Set down the full listing exactly as given. Any pictures are to be left out.

> **Dataset extract**:
::::::::::
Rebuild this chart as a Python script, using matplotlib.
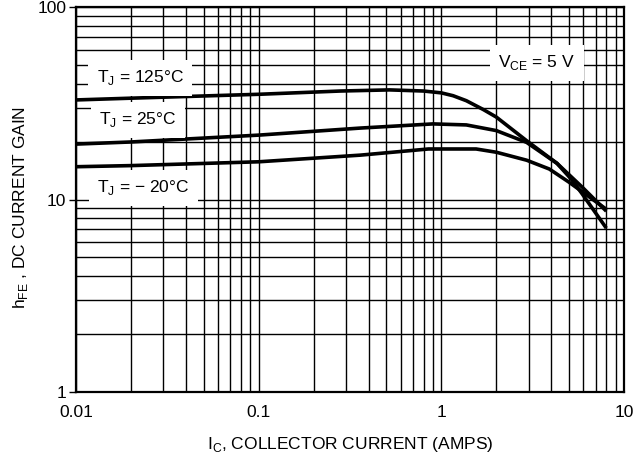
import matplotlib
matplotlib.use("Agg")
import matplotlib.pyplot as plt

plt.rcParams['font.family'] = ['Liberation Sans', 'DejaVu Sans']
plt.rcParams['mathtext.fontset'] = 'custom'
plt.rcParams['mathtext.rm'] = 'Liberation Sans'

# collector current (A) and hFE
ic_125 = [0.01, 0.02, 0.1, 0.28, 0.52, 0.8, 1.0, 1.16, 1.37, 1.7, 2.0, 2.93, 4.3, 5.2, 5.9, 8.0]
hfe_125 = [32.9, 33.6, 35.2, 36.6, 37.1, 36.6, 35.8, 34.6, 32.6, 29.3, 26.8, 20.2, 15.4, 12.6, 10.7, 7.1]

ic_25 = [0.01, 0.02, 0.1, 0.36, 0.9, 1.37, 2.0, 2.93, 4.3, 5.9, 8.0]
hfe_25 = [19.4, 19.9, 21.6, 23.5, 24.7, 24.4, 22.8, 19.8, 15.4, 11.6, 8.7]

ic_m20 = [0.01, 0.02, 0.1, 0.36, 0.85, 1.55, 2.0, 2.93, 3.9, 5.0, 8.0]
hfe_m20 = [14.8, 15.0, 15.7, 17.0, 18.3, 18.3, 17.6, 16.0, 14.4, 12.3, 8.9]

xticks = [0.01, 0.1, 1, 10]
xlabels = ['0.01', '0.1', '1', '10']
yticks = [1, 10, 100]
ylabels = ['1', '10', '100']

fig = plt.figure(figsize=(6.41, 4.57), dpi=100)
ax = fig.add_axes([0.1186, 0.1422, 0.8549, 0.8425])
ax.set_xscale('log')
ax.set_yscale('log')
ax.set_xlim(0.01, 10)
ax.set_ylim(1, 100)

ax.grid(True, which='both', color='black', linewidth=1.0)
ax.set_axisbelow(True)

for x, y in [(ic_125, hfe_125), (ic_25, hfe_25), (ic_m20, hfe_m20)]:
    ax.plot(x, y, color='black', linewidth=2.6, solid_capstyle='butt', zorder=3)

ax.set_xticks(xticks)
ax.set_xticklabels(xlabels)
ax.set_yticks(yticks)
ax.set_yticklabels(ylabels)
ax.minorticks_on()
ax.tick_params(which='minor', length=0)
ax.tick_params(axis='x', which='major', length=0, pad=9, labelsize=12.5)
ax.tick_params(axis='y', which='major', length=5, width=1, direction='out', pad=2, labelsize=12.5)
for s in ax.spines.values():
    s.set_linewidth(1.6)

box = dict(facecolor='white', edgecolor='none', pad=6)
lbl = dict(fontsize=12.5, ha='center', va='center', bbox=box, zorder=4)
ax.text(0.0224, 42.8, r'T$_\mathregular{J}$ = 125°C', **lbl)
ax.text(0.0218, 25.9, r'T$_\mathregular{J}$ = 25°C', **lbl)
ax.text(0.0233, 11.5, r'T$_\mathregular{J}$ = $-$ 20°C', **lbl)
ax.text(3.33, 51.2, r'V$_\mathregular{CE}$ = 5 V', **lbl)

ax.set_xlabel(r'I$_\mathregular{C}$, COLLECTOR CURRENT (AMPS)', fontsize=12.5, labelpad=11)
ax.set_ylabel(r'h$_\mathregular{FE}$ , DC CURRENT GAIN', fontsize=12.5)
ax.yaxis.set_label_coords(-0.084, 0.48)

fig.savefig('out.png', dpi=100)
::::::::::
> **Exercise result**:
Rebuild this chart as a Python script, using matplotlib.
import matplotlib
matplotlib.use("Agg")
import matplotlib.pyplot as plt

plt.rcParams['font.family'] = ['Liberation Sans', 'DejaVu Sans']
plt.rcParams['mathtext.fontset'] = 'custom'
plt.rcParams['mathtext.rm'] = 'Liberation Sans'

# collector current (A) and hFE
ic_125 = [0.01, 0.02, 0.1, 0.28, 0.52, 0.8, 1.0, 1.16, 1.37, 1.7, 2.0, 2.93, 4.3, 5.2, 5.9, 8.0]
hfe_125 = [32.9, 33.6, 35.2, 36.6, 37.1, 36.6, 35.8, 34.6, 32.6, 29.3, 26.8, 20.2, 15.4, 12.6, 10.7, 7.1]

ic_25 = [0.01, 0.02, 0.1, 0.36, 0.9, 1.37, 2.0, 2.93, 4.3, 5.9, 8.0]
hfe_25 = [19.4, 19.9, 21.6, 23.5, 24.7, 24.4, 22.8, 19.8, 15.4, 11.6, 8.7]

ic_m20 = [0.01, 0.02, 0.1, 0.36, 0.85, 1.55, 2.0, 2.93, 3.9, 5.0, 8.0]
hfe_m20 = [14.8, 15.0, 15.7, 17.0, 18.3, 18.3, 17.6, 16.0, 14.4, 12.3, 8.9]

xticks = [0.01, 0.1, 1, 10]
xlabels = ['0.01', '0.1', '1', '10']
yticks = [1, 10, 100]
ylabels = ['1', '10', '100']

fig = plt.figure(figsize=(6.41, 4.57), dpi=100)
ax = fig.add_axes([0.1186, 0.1422, 0.8549, 0.8425])
ax.set_xscale('log')
ax.set_yscale('log')
ax.set_xlim(0.01, 10)
ax.set_ylim(1, 100)

ax.grid(True, which='both', color='black', linewidth=1.0)
ax.set_axisbelow(True)

for x, y in [(ic_125, hfe_125), (ic_25, hfe_25), (ic_m20, hfe_m20)]:
    ax.plot(x, y, color='black', linewidth=2.6, solid_capstyle='butt', zorder=3)

ax.set_xticks(xticks)
ax.set_xticklabels(xlabels)
ax.set_yticks(yticks)
ax.set_yticklabels(ylabels)
ax.minorticks_on()
ax.tick_params(which='minor', length=0)
ax.tick_params(axis='x', which='major', length=0, pad=9, labelsize=12.5)
ax.tick_params(axis='y', which='major', length=5, width=1, direction='out', pad=2, labelsize=12.5)
for s in ax.spines.values():
    s.set_linewidth(1.6)

box = dict(facecolor='white', edgecolor='none', pad=6)
lbl = dict(fontsize=12.5, ha='center', va='center', bbox=box, zorder=4)
ax.text(0.0224, 42.8, r'T$_\mathregular{J}$ = 125°C', **lbl)
ax.text(0.0218, 25.9, r'T$_\mathregular{J}$ = 25°C', **lbl)
ax.text(0.0233, 11.5, r'T$_\mathregular{J}$ = $-$ 20°C', **lbl)
ax.text(3.33, 51.2, r'V$_\mathregular{CE}$ = 5 V', **lbl)

ax.set_xlabel(r'I$_\mathregular{C}$, COLLECTOR CURRENT (AMPS)', fontsize=12.5, labelpad=11)
ax.set_ylabel(r'h$_\mathregular{FE}$ , DC CURRENT GAIN', fontsize=12.5)
ax.yaxis.set_label_coords(-0.084, 0.48)

fig.savefig('out.png', dpi=100)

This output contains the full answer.